There are clever things researchers can do to grapple with endogeneity. You can look for data with some component (an “instrumental variable”) that you can trust to be independent from other potentially confounding factors. For example, suppose Microsoft launched marketing campaigns for Typescript in different countries in different years, and you manage to find data showing these marketing campaigns correlate with a subsequent decrease in the defect rate across all Javascript/Typescript codebases in those countries. Since Typescript marketing campaigns probably don’t make people into better developers, or change their values, or give them more free time, or change anything that might affect their ability to produce defect-free code other than their willingness to adopt Typescript, the decrease in defects can safely be attributed to Typescript itself. (This isn’t quite an accurate portrayal of how the instrumental variable technique works, but it captures the essence of the argument.) So the endogeneity problem isn’t necessarily insurmountable. Still, data like this is not easy to find. There’s no reason to believe researchers will produce anything more than a few faint glimpses through the fog of endogeneity in the near future.

3. The outcomes that can be measured aren’t always the outcomes that matter.

Most studies content themselves with measuring things like “defect rate” or “complexity” or “mean time to recovery” or self-reported “code quality”. Most software developers aren’t single-mindedly trying to minimize the number of defects, complexity, lead-time, or any single outcome. They’re solving a multi-faceted optimization problem. They could slow down and eliminate more defects if they wanted to and so forth, but they must trade this off because it’s also important to ship in a reasonable time frame. Indeed, I would say, the rate of defects or complexity in the code seems much more likely to reflect its authors’ constraints and values, rather than inherent qualities of the practices they employ. So in order to effectively inform practice, research needs to ask a slightly different, more sophisticated question – not e.g. “what is the effect software practice X has on ‘defect rate’”, but “what is the effect software practice X has on ‘defect rate per unit effort’”. While it might be feasible to ask this question in the controlled experiment setting, it is difficult or impossible to ask of field data.
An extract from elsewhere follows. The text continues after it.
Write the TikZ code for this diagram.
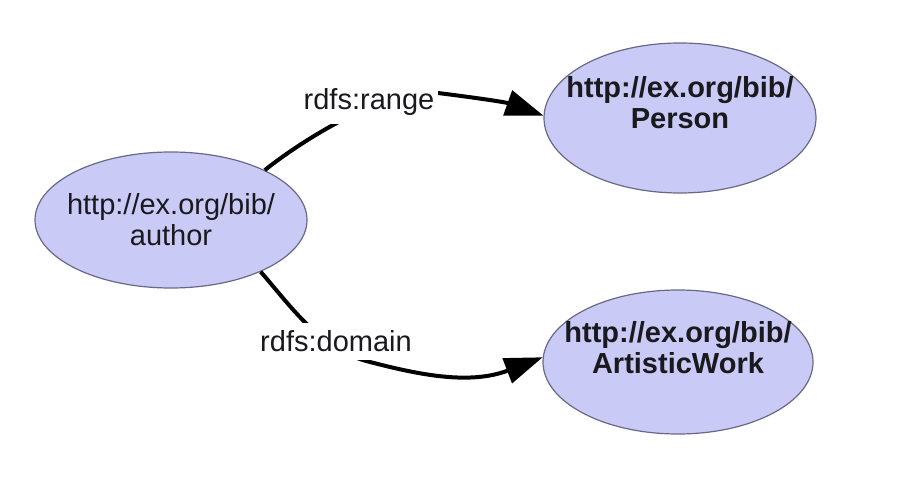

4. Software practices and the conditions which modify them are varied, which limits the generality and authority of any tested hypothesis

Suppose, for instance, you’re trying to test “microservices encourage modular code design”. You test it across all the obvious dimensions: team size/experience, type system, read/write access pattern, consistency requirements, and in all these circumstances, your data shows a correlation between microservices and worse outcomes. A practitioner might object “well that’s no surprise, most developers get it wrong because they don’t understand the right way to do microservices, but if you do them right they are incredible – and I know how to do them right” and this claim could be completely consistent with reality! Perhaps developers who have read the right book, or have worked at a certain company and experienced a certain prototypical system, have a high chance of success with microservices, and developers who have not don’t. This is a completely plausible story. And this sort of objection severely limits the authority of any empirical study. What it comes down to is nuance. No two developers actually mean quite the same thing when they say “microservices encourage modular code design,” and if you fight with them, you will discover a rich, unique, and nuanced mental model of microservices and modularity. If a researcher had unlimited time and resources, they could explore and test every developer’s individual mental model. But they don’t, and so they are constrained to studying whatever notion seems most representative. This will produce insights, to be sure – but these insights only have authority in proportion to how homogenous the experiences and mental models of software developers are with respect to the practice under study. And as a rule, software development is not homogenous.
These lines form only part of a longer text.